- [Given information]

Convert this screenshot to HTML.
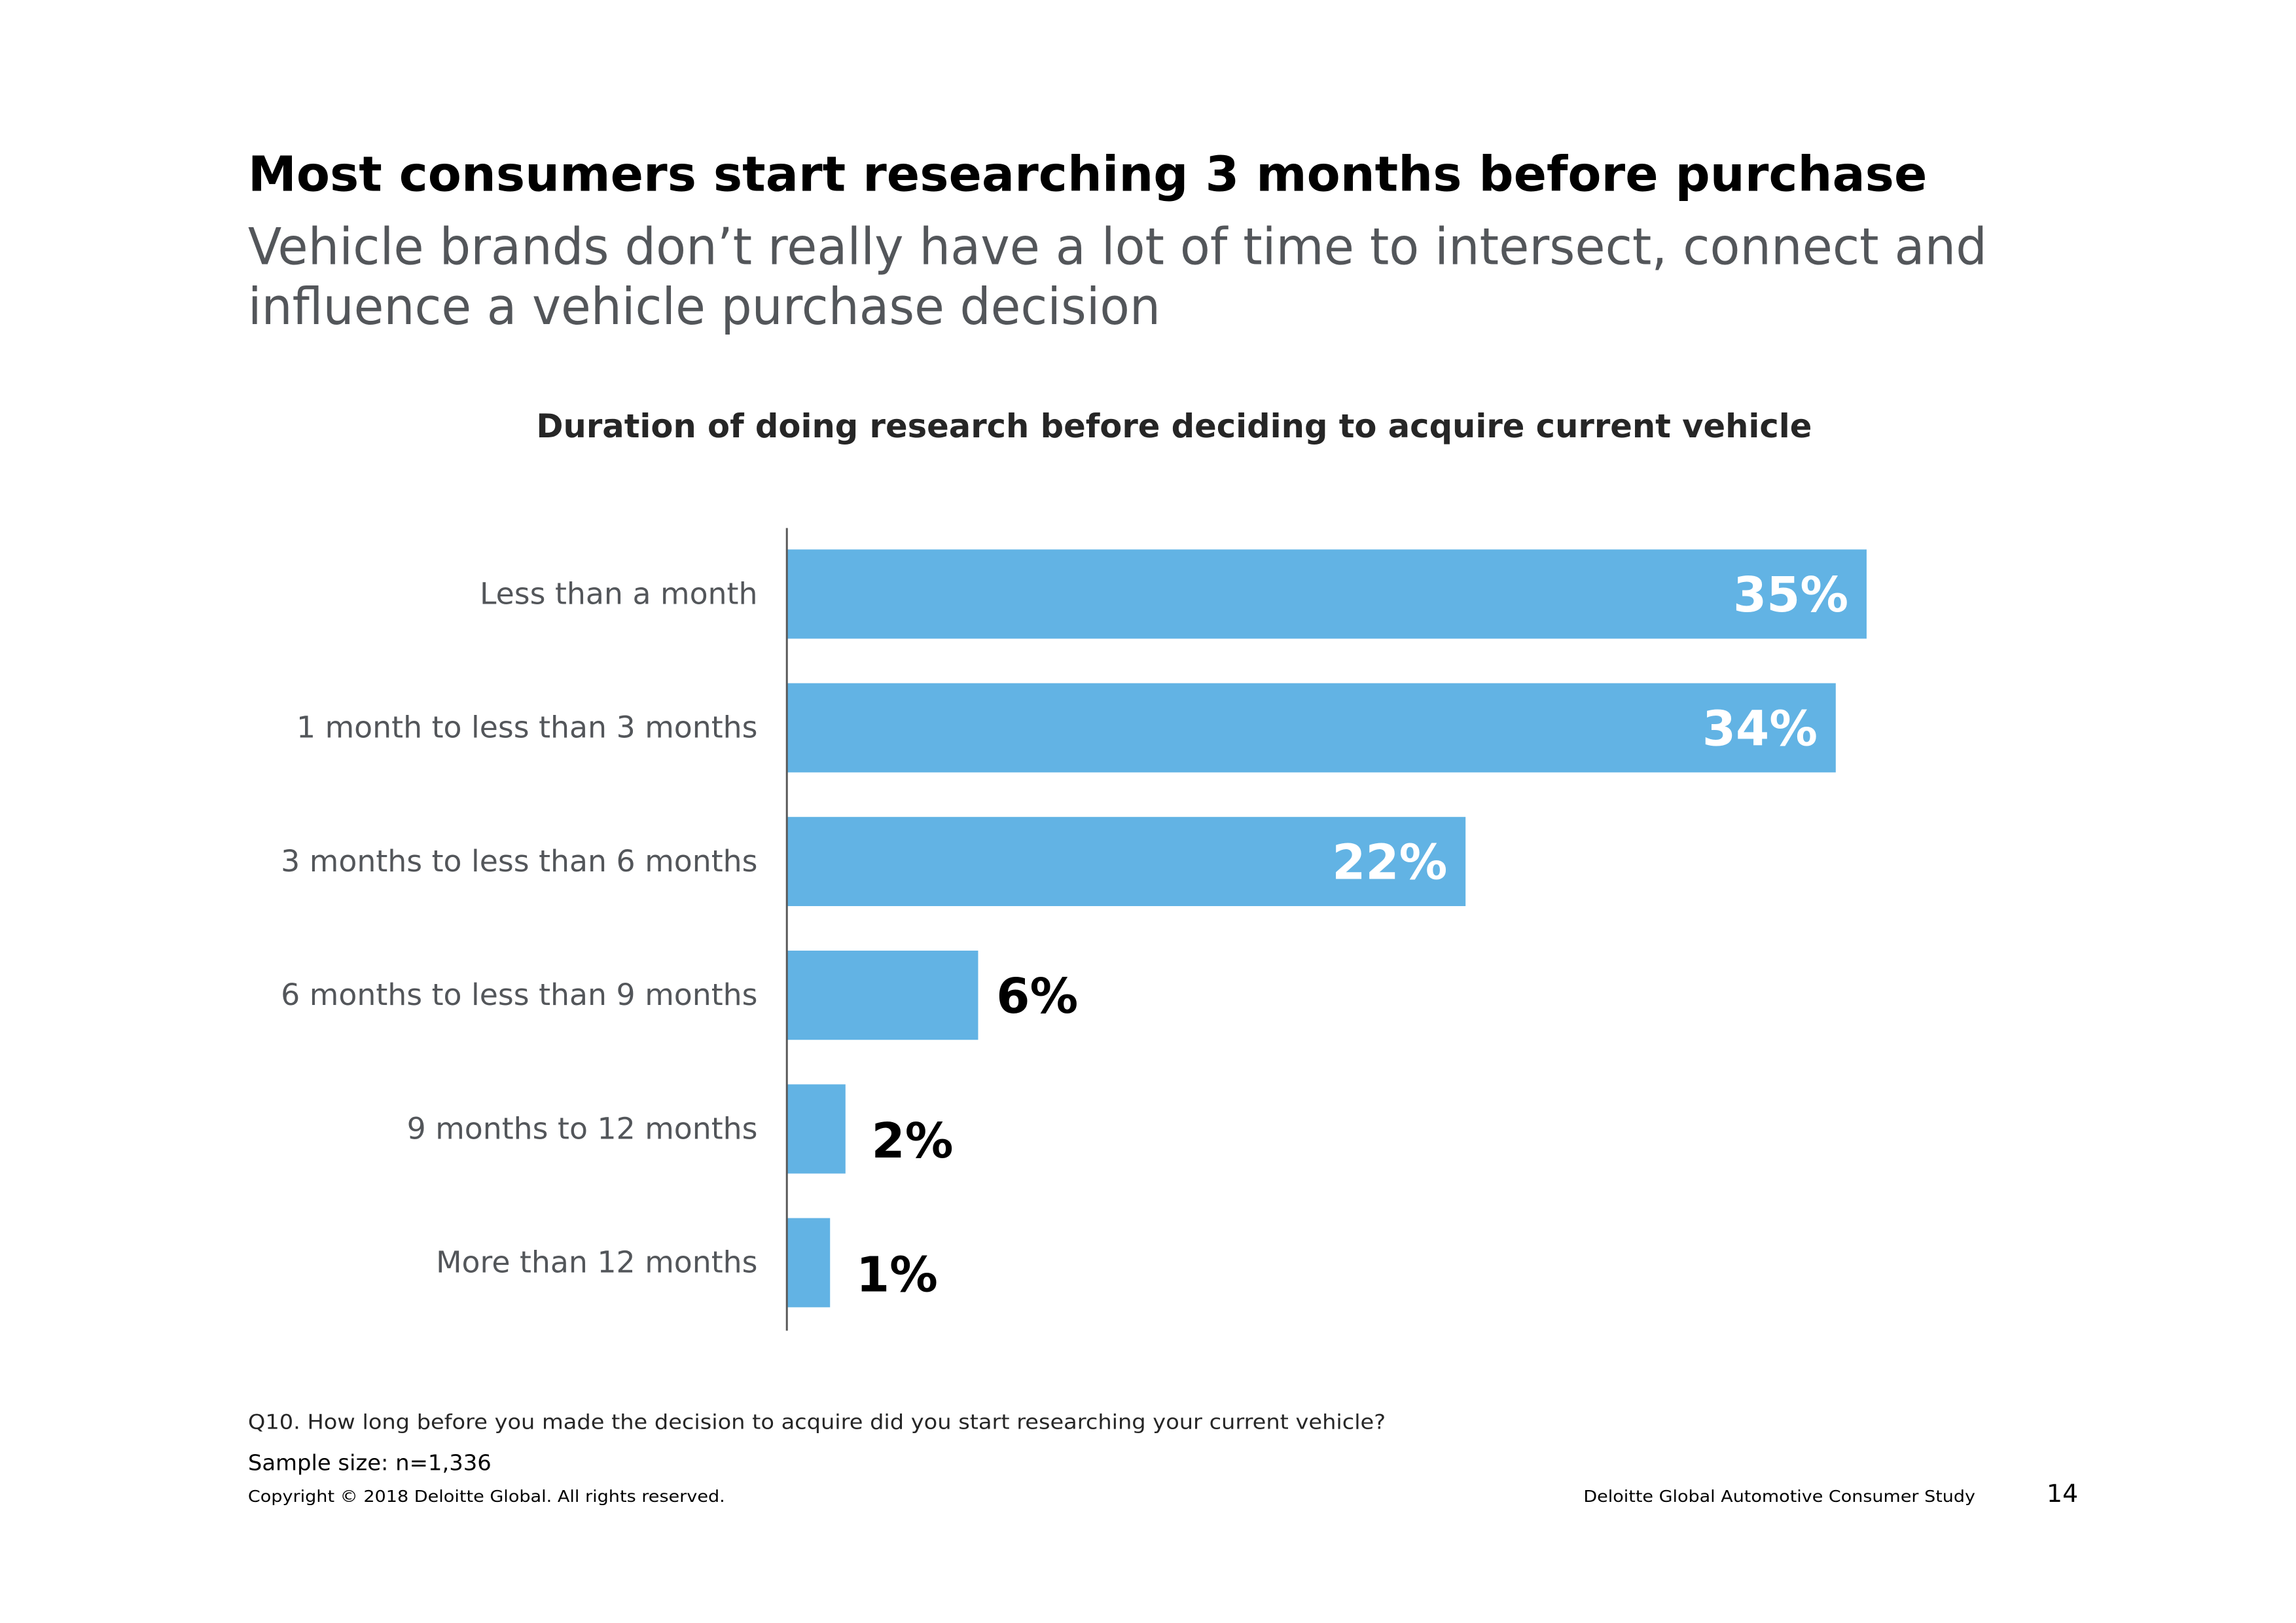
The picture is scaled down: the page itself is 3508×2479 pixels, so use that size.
<!DOCTYPE html>
<html><head><meta charset="utf-8"><style>
html,body{margin:0;padding:0;background:#fff;}
svg{display:block;font-family:"DejaVu Sans","Liberation Sans",sans-serif;}
</style></head><body>
<svg id="chart" width="3508" height="2479" viewBox="0 0 3508 2479" xmlns="http://www.w3.org/2000/svg">
<rect width="3508" height="2479" fill="#fff"/>
<g transform="scale(0.9944)">
<text x="381" y="293" font-size="74" font-weight="bold" fill="#000" textLength="2580" lengthAdjust="spacingAndGlyphs">Most consumers start researching 3 months before purchase</text>
<text x="381" y="406" font-size="78" fill="#53565a" textLength="2672" lengthAdjust="spacingAndGlyphs">Vehicle brands don’t really have a lot of time to intersect, connect and</text>
<text x="381" y="498" font-size="78" fill="#53565a" textLength="1402" lengthAdjust="spacingAndGlyphs">influence a vehicle purchase decision</text>
<text x="1804" y="672" font-size="50" font-weight="bold" fill="#262626" text-anchor="middle" textLength="1960" lengthAdjust="spacingAndGlyphs">Duration of doing research before deciding to acquire current vehicle</text>
<g id="bars"></g>
<line x1="1209" y1="811" x2="1209" y2="2044" stroke="#595959" stroke-width="3"/>
<text x="381" y="2195" font-size="31" fill="#262626" textLength="1748" lengthAdjust="spacingAndGlyphs">Q10. How long before you made the decision to acquire did you start researching your current vehicle?</text>
<text x="381" y="2258" font-size="33" fill="#000" textLength="374" lengthAdjust="spacingAndGlyphs">Sample size: n=1,336</text>
<text x="381" y="2307" font-size="25" fill="#000" textLength="733" lengthAdjust="spacingAndGlyphs">Copyright © 2018 Deloitte Global. All rights reserved.</text>
<text x="3035" y="2307" font-size="25" fill="#000" text-anchor="end" textLength="602" lengthAdjust="spacingAndGlyphs">Deloitte Global Automotive Consumer Study</text>
<text x="3193" y="2307" font-size="38" fill="#000" text-anchor="end">14</text>
</g>
</svg>
<script>
const categories = ["Less than a month","1 month to less than 3 months","3 months to less than 6 months","6 months to less than 9 months","9 months to 12 months","More than 12 months"];
const values = [35,34,22,6.2,1.9,1.4];
const valueLabels = ["35%","34%","22%","6%","2%","1%"];

const NS = "http://www.w3.org/2000/svg";
const x0 = 1209, pxPer = 47.4;
const y0 = 844, pitch = 205.4, barH = 137;
const xScale = v => x0 + v * pxPer;
const yScale = i => y0 + i * pitch;
const g = document.getElementById("bars");
categories.forEach((c, i) => {
  const y = yScale(i), w = xScale(values[i]) - x0, cy = y + barH / 2;
  const r = document.createElementNS(NS, "rect");
  r.setAttribute("x", x0); r.setAttribute("y", y);
  r.setAttribute("width", w); r.setAttribute("height", barH);
  r.setAttribute("fill", "#62b3e4");
  
  
  g.appendChild(r);
  const t = document.createElementNS(NS, "text");
  t.setAttribute("x", 1164); t.setAttribute("y", cy + 15);
  t.setAttribute("text-anchor", "end"); t.setAttribute("font-size", "46");
  t.setAttribute("fill", "#53565a");
  t.textContent = c;
  
  
  g.appendChild(t);
  const v = document.createElementNS(NS, "text");
  const inside = values[i] >= 15;
  v.setAttribute("font-size", "74"); v.setAttribute("font-weight", "bold");
  if (inside) {
    v.setAttribute("x", xScale(values[i]) - 28); v.setAttribute("text-anchor", "end");
    v.setAttribute("fill", "#fff"); v.setAttribute("y", cy + 27);
  } else {
    const small = values[i] < 4;
    v.setAttribute("x", xScale(values[i]) + (small ? 40 : 28)); v.setAttribute("fill", "#000");
    v.setAttribute("y", cy + (small ? 44 : 27));
  }
  v.textContent = valueLabels[i];
  
  
  g.appendChild(v);
});
</script>
</body></html>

- [Written problem] Without the pictures, write out the whole listing above exactly as it appears.

- [The output]
Convert this screenshot to HTML.
The picture is scaled down: the page itself is 3508×2479 pixels, so use that size.
<!DOCTYPE html>
<html><head><meta charset="utf-8"><style>
html,body{margin:0;padding:0;background:#fff;}
svg{display:block;font-family:"DejaVu Sans","Liberation Sans",sans-serif;}
</style></head><body>
<svg id="chart" width="3508" height="2479" viewBox="0 0 3508 2479" xmlns="http://www.w3.org/2000/svg">
<rect width="3508" height="2479" fill="#fff"/>
<g transform="scale(0.9944)">
<text x="381" y="293" font-size="74" font-weight="bold" fill="#000" textLength="2580" lengthAdjust="spacingAndGlyphs">Most consumers start researching 3 months before purchase</text>
<text x="381" y="406" font-size="78" fill="#53565a" textLength="2672" lengthAdjust="spacingAndGlyphs">Vehicle brands don’t really have a lot of time to intersect, connect and</text>
<text x="381" y="498" font-size="78" fill="#53565a" textLength="1402" lengthAdjust="spacingAndGlyphs">influence a vehicle purchase decision</text>
<text x="1804" y="672" font-size="50" font-weight="bold" fill="#262626" text-anchor="middle" textLength="1960" lengthAdjust="spacingAndGlyphs">Duration of doing research before deciding to acquire current vehicle</text>
<g id="bars"></g>
<line x1="1209" y1="811" x2="1209" y2="2044" stroke="#595959" stroke-width="3"/>
<text x="381" y="2195" font-size="31" fill="#262626" textLength="1748" lengthAdjust="spacingAndGlyphs">Q10. How long before you made the decision to acquire did you start researching your current vehicle?</text>
<text x="381" y="2258" font-size="33" fill="#000" textLength="374" lengthAdjust="spacingAndGlyphs">Sample size: n=1,336</text>
<text x="381" y="2307" font-size="25" fill="#000" textLength="733" lengthAdjust="spacingAndGlyphs">Copyright © 2018 Deloitte Global. All rights reserved.</text>
<text x="3035" y="2307" font-size="25" fill="#000" text-anchor="end" textLength="602" lengthAdjust="spacingAndGlyphs">Deloitte Global Automotive Consumer Study</text>
<text x="3193" y="2307" font-size="38" fill="#000" text-anchor="end">14</text>
</g>
</svg>
<script>
const categories = ["Less than a month","1 month to less than 3 months","3 months to less than 6 months","6 months to less than 9 months","9 months to 12 months","More than 12 months"];
const values = [35,34,22,6.2,1.9,1.4];
const valueLabels = ["35%","34%","22%","6%","2%","1%"];

const NS = "http://www.w3.org/2000/svg";
const x0 = 1209, pxPer = 47.4;
const y0 = 844, pitch = 205.4, barH = 137;
const xScale = v => x0 + v * pxPer;
const yScale = i => y0 + i * pitch;
const g = document.getElementById("bars");
categories.forEach((c, i) => {
  const y = yScale(i), w = xScale(values[i]) - x0, cy = y + barH / 2;
  const r = document.createElementNS(NS, "rect");
  r.setAttribute("x", x0); r.setAttribute("y", y);
  r.setAttribute("width", w); r.setAttribute("height", barH);
  r.setAttribute("fill", "#62b3e4");
  
  
  g.appendChild(r);
  const t = document.createElementNS(NS, "text");
  t.setAttribute("x", 1164); t.setAttribute("y", cy + 15);
  t.setAttribute("text-anchor", "end"); t.setAttribute("font-size", "46");
  t.setAttribute("fill", "#53565a");
  t.textContent = c;
  
  
  g.appendChild(t);
  const v = document.createElementNS(NS, "text");
  const inside = values[i] >= 15;
  v.setAttribute("font-size", "74"); v.setAttribute("font-weight", "bold");
  if (inside) {
    v.setAttribute("x", xScale(values[i]) - 28); v.setAttribute("text-anchor", "end");
    v.setAttribute("fill", "#fff"); v.setAttribute("y", cy + 27);
  } else {
    const small = values[i] < 4;
    v.setAttribute("x", xScale(values[i]) + (small ? 40 : 28)); v.setAttribute("fill", "#000");
    v.setAttribute("y", cy + (small ? 44 : 27));
  }
  v.textContent = valueLabels[i];
  
  
  g.appendChild(v);
});
</script>
</body></html>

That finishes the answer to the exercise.